Could serve with: A can (or homemade) of black or pinto beans mixed with sautéed bits of onion and green or red peppers. A side of Southwestern rice if you’ve got time. Homemade pico de gallo--why not? If you have a Cuisinart, you have pico in 30 seconds Easiest: some finely shredded lettuce with minced tomatoes on top.
Wine: We had this last night with a South African Chenin Blanc. I adore Dry Creek (CA) Chenin Blanc and, there are surely lots more out there. A Riesling would also be appropriate or maybe even a no-oak Chardonnay. Something light and refreshing anyway.
Dessert: Definitely a fresh fruit salad with some blondies from the last blog!
Possibilities: You could grill the fish instead of sautéing it. Or,
surely you might sometime choose fish other than tilapia. Just be careful it’s a fish that comes very well-filleted. You wouldn’t see bones in the tacos.
Music: How about some Spanish guitar music or maybe some salsa? I am fond of planning meals (usually Friday night ones) and buying music just for the meal. Much cheaper than going out to the movies and music lasts.
Prep: Set the table, light the candles and pour the drinks before you begin to cook. Set out any condiments (cheese, salsa, fresh limes) or veg (cabbage) ahead of time so the fish doesn’t get cold while you try to get those things together. I suggest heating the bowl or platter for the fish so it stays warm throughout the meal. Wrap warmed tortillas in foil and then in a towel in the basket and they’ll stay warm for as long as you need them.

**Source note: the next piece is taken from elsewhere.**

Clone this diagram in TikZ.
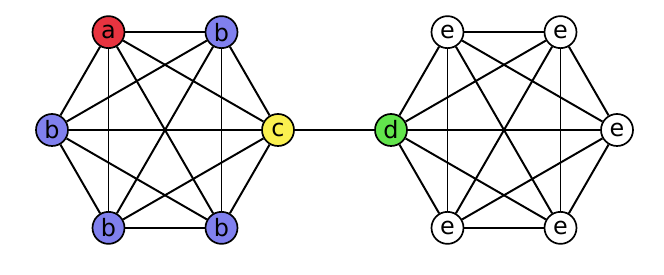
\documentclass[tikz,border=0pt]{standalone}
\usepackage{fontspec}
\setmainfont{DejaVu Sans}
\usetikzlibrary{calc}
\definecolor{redv}{RGB}{232,52,64}
\definecolor{bluev}{RGB}{128,128,238}
\definecolor{yellowv}{RGB}{250,240,80}
\definecolor{greenv}{RGB}{98,228,76}
\begin{document}
\begin{tikzpicture}[
      edge_style/.style={draw, black, line width=1.4pt},
      vertex_style/.style={draw, black, circle, line width=1.2pt, minimum size=0.8cm,
        inner sep=0pt, font=\fontsize{17}{17}\selectfont}
  ]
      \useasboundingbox (0,0) rectangle (16.6,6.875);

      % left hexagon
      \node[vertex_style, fill=redv]    (l1) at ($(4.125,3.625)+(120:2.825)$) {a};
      \node[vertex_style, fill=bluev]   (l2) at ($(4.125,3.625)+(60:2.825)$) {b};
      \node[vertex_style, fill=yellowv] (l3) at ($(4.125,3.625)+(0:2.825)$) {c};
      \node[vertex_style, fill=bluev]   (l4) at ($(4.125,3.625)+(300:2.825)$) {b};
      \node[vertex_style, fill=bluev]   (l5) at ($(4.125,3.625)+(240:2.825)$) {b};
      \node[vertex_style, fill=bluev]   (l6) at ($(4.125,3.625)+(180:2.825)$) {b};

      % right hexagon
      \node[vertex_style, fill=greenv]  (r1) at ($(12.6,3.625)+(180:2.825)$) {d};
      \node[vertex_style, fill=white]   (r2) at ($(12.6,3.625)+(120:2.825)$) {e};
      \node[vertex_style, fill=white]   (r3) at ($(12.6,3.625)+(60:2.825)$) {e};
      \node[vertex_style, fill=white]   (r4) at ($(12.6,3.625)+(0:2.825)$) {e};
      \node[vertex_style, fill=white]   (r5) at ($(12.6,3.625)+(300:2.825)$) {e};
      \node[vertex_style, fill=white]   (r6) at ($(12.6,3.625)+(240:2.825)$) {e};

      \foreach \i in {1,...,5} {
        \pgfmathtruncatemacro{\first}{\i+1}
        \foreach \j in {\first,...,6} {
          \draw[edge_style] (l\i) -- (l\j);
          \draw[edge_style] (r\i) -- (r\j);
        }
      }
      \draw[edge_style] (l3) -- (r1);
  \end{tikzpicture}
\end{document}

Sing a new song as you cook your heart out,
Fish Tacos in Five Minutes
2T olive oil
1½# filleted fresh Tilapia fish
2t chili powder
½ t Kosher salt; ¼ t freshly ground pepper
8-10 small (about 6”) corn tortillas
2 limes, cut into eighths
2 c shredded coleslaw mix (or shredded cabbage)

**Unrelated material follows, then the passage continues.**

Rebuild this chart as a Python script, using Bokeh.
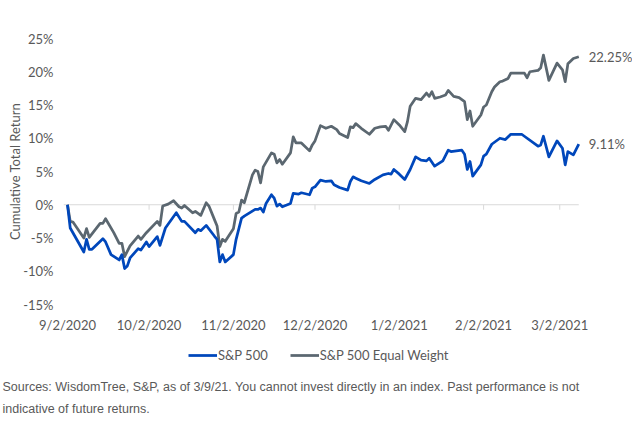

1 16 oz. container pre-made guacamole (or homemade)
½ c salsa
1 c shredded cheddar (white Vermont if possible)
Preheat oven to 200F. Place oven-proof bowl or platter (used later at table for fish) in oven. Place small cookie sheet or casserole in oven to hold tortillas as they are heated.

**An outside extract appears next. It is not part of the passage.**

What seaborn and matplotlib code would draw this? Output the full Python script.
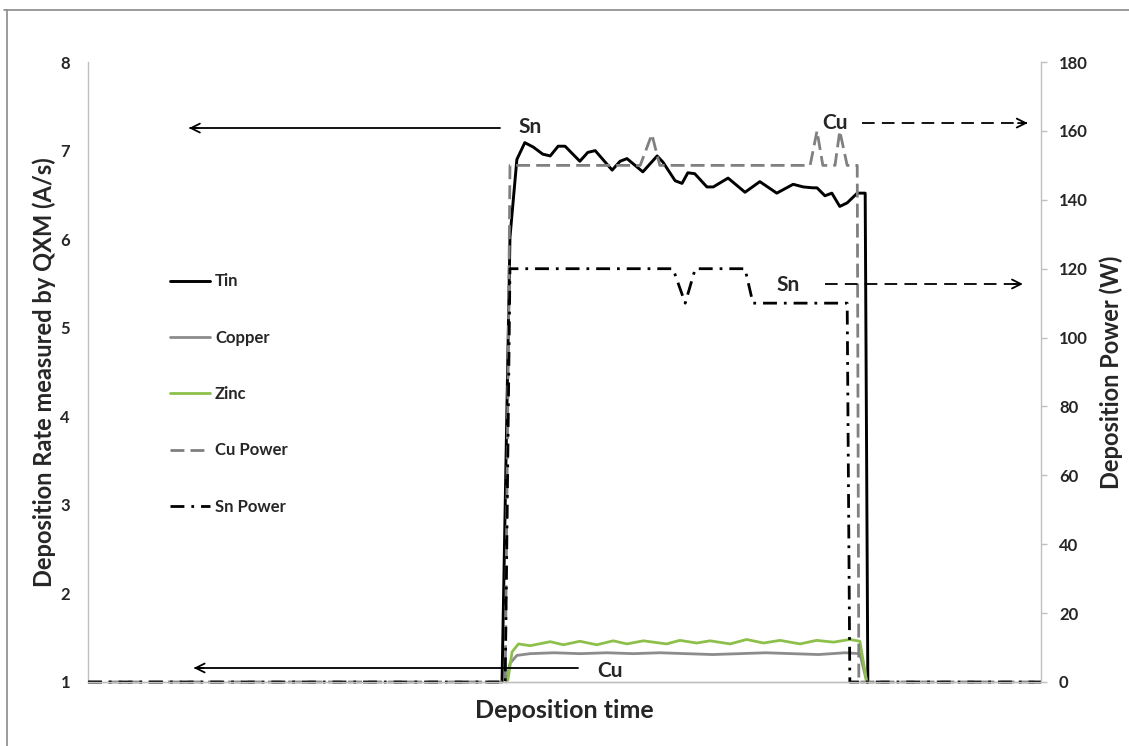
import matplotlib
matplotlib.use("Agg")
import matplotlib.pyplot as plt
from matplotlib.lines import Line2D
import seaborn as sns

# ---------------- data ----------------
# Deposition rate (A/s), left axis
tin_t = [78.2, 79.7, 81.0, 82.5, 84.1, 85.9, 87.3, 88.8, 90.1, 92.9, 94.4, 95.8, 99.0, 100.5,
         101.8, 104.8, 107.5, 108.6, 110.9, 112.2, 113.3, 114.6, 116.9, 118.1, 120.9, 124.1,
         126.9, 130.1, 133.2, 135.1, 136.9, 137.7, 139.2, 140.5, 142.0, 143.4, 145.3, 146.8, 147.3]
tin_v = [1.0, 6.02, 6.9, 7.09, 7.04, 6.96, 6.94, 7.05, 7.05, 6.88, 6.98, 7.0, 6.78, 6.88,
         6.91, 6.76, 6.94, 6.87, 6.66, 6.63, 6.75, 6.74, 6.59, 6.59, 6.69, 6.53,
         6.65, 6.52, 6.62, 6.59, 6.58, 6.58, 6.49, 6.52, 6.37, 6.41, 6.52, 6.52, 1.0]

copper_t = [79.0, 79.7, 81.0, 83.5, 88, 93, 98, 103, 108, 113, 118, 123, 128, 133, 138, 143, 145.8, 147.1]
copper_v = [1.0, 1.21, 1.30, 1.32, 1.33, 1.32, 1.33, 1.32, 1.33, 1.32, 1.31, 1.32, 1.33, 1.32, 1.31, 1.33, 1.32, 1.0]

zinc_t = [79.3, 80.1, 81.3, 83.5, 87.3, 89.8, 92.9, 96.1, 99.2, 101.8, 104.9, 109.3, 111.8, 115.0,
          117.5, 121.3, 124.4, 127.6, 130.7, 134.5, 137.6, 140.8, 143.9, 145.8, 147.1]
zinc_v = [1.02, 1.34, 1.43, 1.41, 1.455, 1.42, 1.46, 1.42, 1.465, 1.43, 1.465, 1.43, 1.47, 1.44,
          1.465, 1.43, 1.48, 1.44, 1.47, 1.43, 1.47, 1.45, 1.48, 1.46, 1.0]

# Deposition power (W), right axis
cu_pow_t = [0, 78.8, 79.7, 104.3, 106.5, 108.0, 136.4, 137.7, 138.8, 141.1, 142.0, 143.4, 145.3, 145.6, 180]
cu_pow_v = [0, 0, 150, 150, 159, 150, 150, 160, 150, 150, 160, 150, 150, 0, 0]

sn_pow_t = [0, 78.8, 79.7, 110.5, 112.8, 114.7, 124.1, 125.6, 143.4, 143.9, 180]
sn_pow_v = [0, 0, 120, 120, 110, 120, 120, 110, 110, 0, 0]

left_ticks = [1, 2, 3, 4, 5, 6, 7, 8]
right_ticks = [0, 20, 40, 60, 80, 100, 120, 140, 160, 180]
legend_labels = ["Tin", "Copper", "Zinc", "Cu Power", "Sn Power"]

# ---------------- style ----------------
sns.set_theme(style="white")
plt.rcParams['font.family'] = ['Lato', 'DejaVu Sans']
plt.rcParams['font.weight'] = 'bold'

C_TIN = "#000000"
C_CU = "#8c8c8c"
C_ZN = "#8dc04a"
C_CUP = "#808080"
C_SNP = "#000000"
CU_DASH = (0, (5, 2.2))
SN_DASH = (0, (5, 2.5, 1, 2.5))
SPINE = "#c0c0c0"
LW = 2.0

fig = plt.figure(figsize=(11.29, 7.46), dpi=100)
ax = fig.add_axes([0.078, 0.0858, 0.844, 0.831])
ax2 = ax.twinx()

sns.lineplot(x=tin_t, y=tin_v, ax=ax, color=C_TIN, lw=2.1, sort=False, estimator=None, legend=False)
sns.lineplot(x=copper_t, y=copper_v, ax=ax, color=C_CU, lw=LW, sort=False, estimator=None, legend=False)
sns.lineplot(x=zinc_t, y=zinc_v, ax=ax, color=C_ZN, lw=LW, sort=False, estimator=None, legend=False)

sns.lineplot(x=cu_pow_t, y=cu_pow_v, ax=ax2, color=C_CUP, lw=LW, linestyle=CU_DASH,
             sort=False, estimator=None, legend=False)
sns.lineplot(x=sn_pow_t, y=sn_pow_v, ax=ax2, color=C_SNP, lw=LW, linestyle=SN_DASH,
             sort=False, estimator=None, legend=False)
for a in (ax, ax2):
    for ln in a.get_lines():
        ln.set_clip_on(False)

ax.set_xlim(0, 180)
ax.set_ylim(1, 8)
ax2.set_ylim(0, 180)
ax.set_xticks([])
ax.set_yticks(left_ticks)
ax2.set_yticks(right_ticks)

for a in (ax, ax2):
    for s in a.spines.values():
        s.set_color(SPINE)
        s.set_linewidth(1.0)
    a.spines['top'].set_visible(False)
    a.grid(False)
ax2.spines['left'].set_visible(False)
ax.spines['right'].set_visible(False)

ax.tick_params(axis='y', length=0, pad=13, labelsize=12)
ax2.tick_params(axis='y', length=4, width=1, color=SPINE, pad=9, labelsize=12, right=True)
for lab in ax.get_yticklabels() + ax2.get_yticklabels():
    lab.set_fontweight('bold')

ax.set_ylabel("Deposition Rate measured by QXM (A/s)", fontsize=17, fontweight='bold', labelpad=3)
ax2.set_ylabel("Deposition Power (W)", fontsize=17, fontweight='bold', labelpad=8)
ax.set_xlabel("Deposition time", fontsize=18, fontweight='bold', labelpad=12)

# annotations (axes fraction coordinates)
def arrow(a, x0, x1, y, dashed):
    ls = (0, (7, 4)) if dashed else '-'
    a.plot([x0, x1], [y, y], transform=a.transAxes, color='black', lw=1.3, linestyle=ls, clip_on=False)
    d = -0.004 if x1 < x0 else 0.004
    a.annotate("", xy=(x1 + d, y), xytext=(x1 - 3 * d, y), xycoords='axes fraction',
               textcoords='axes fraction',
               arrowprops=dict(arrowstyle='->', lw=1.3, color='black', mutation_scale=16))

arrow(ax2, 0.432, 0.107, 0.8935, False)
ax2.text(0.464, 0.895, "Sn", transform=ax2.transAxes, fontsize=15, fontweight='bold',
         ha='center', va='center')
arrow(ax2, 0.812, 0.985, 0.9016, True)
ax2.text(0.784, 0.902, "Cu", transform=ax2.transAxes, fontsize=15, fontweight='bold',
         ha='center', va='center')
arrow(ax2, 0.773, 0.980, 0.642, True)
ax2.text(0.735, 0.640, "Sn", transform=ax2.transAxes, fontsize=15, fontweight='bold',
         ha='center', va='center')
arrow(ax2, 0.514, 0.112, 0.0226, False)
ax2.text(0.548, 0.017, "Cu", transform=ax2.transAxes, fontsize=15, fontweight='bold',
         ha='center', va='center')

handles = [
    Line2D([], [], color=C_TIN, lw=2.1),
    Line2D([], [], color=C_CU, lw=LW),
    Line2D([], [], color=C_ZN, lw=LW),
    Line2D([], [], color=C_CUP, lw=LW, linestyle=CU_DASH),
    Line2D([], [], color=C_SNP, lw=LW, linestyle=SN_DASH),
]
leg = ax2.legend(handles, legend_labels, loc='upper left', bbox_to_anchor=(0.086, 0.659),
                 frameon=False, fontsize=12, labelspacing=2.42, handlelength=2.4,
                 handletextpad=0.3, borderpad=0, borderaxespad=0)
for t in leg.get_texts():
    t.set_fontweight('bold')

# outer frame (top and left edges)
fig.add_artist(Line2D([4 / 1129, 1], [1 - 10 / 746, 1 - 10 / 746], transform=fig.transFigure,
                      color='#8a8a8a', lw=1.2))
fig.add_artist(Line2D([7 / 1129, 7 / 1129], [0, 1 - 10 / 746], transform=fig.transFigure,
                      color='#8a8a8a', lw=1.2))

fig.savefig("out.png", dpi=100)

Mix coleslaw and guacamole in medium bowl and place on table with the bowls of salsa, cheese and limes.
Heat small griddle or skillet over medium heat and begin heating tortillas one at a time. Flip each as it becomes quite warm, but not toasted. After each tortilla is heated, place in a foil package on a small cookie sheet in oven to stay warm while fish cooks.
Heat 2T olive oil in skillet over medium heat. Place tilapia in pan and sprinkle with 1t chili powder and salt and pepper. Saute for 2-3 minutes until light golden on the cooked side and turn gently to avoid breaking tender fish. Sprinkle second side with remaining chili powder and salt and pepper, cooking until barely done and flaking. If unsure fish is done, take a half piece out and cut a bit to taste for doneness. Fish should be opaque and smooth, not gooey. Place fish in warmed bowl, split pieces in thirds and remove bowl and warmed tortillas to table.
To assemble, place a piece or two of fish in the tortilla, add 3-4 T cabbage with guacamole, 2T cheese and salsa to taste. Squeeze lime over all of the filling and enjoy.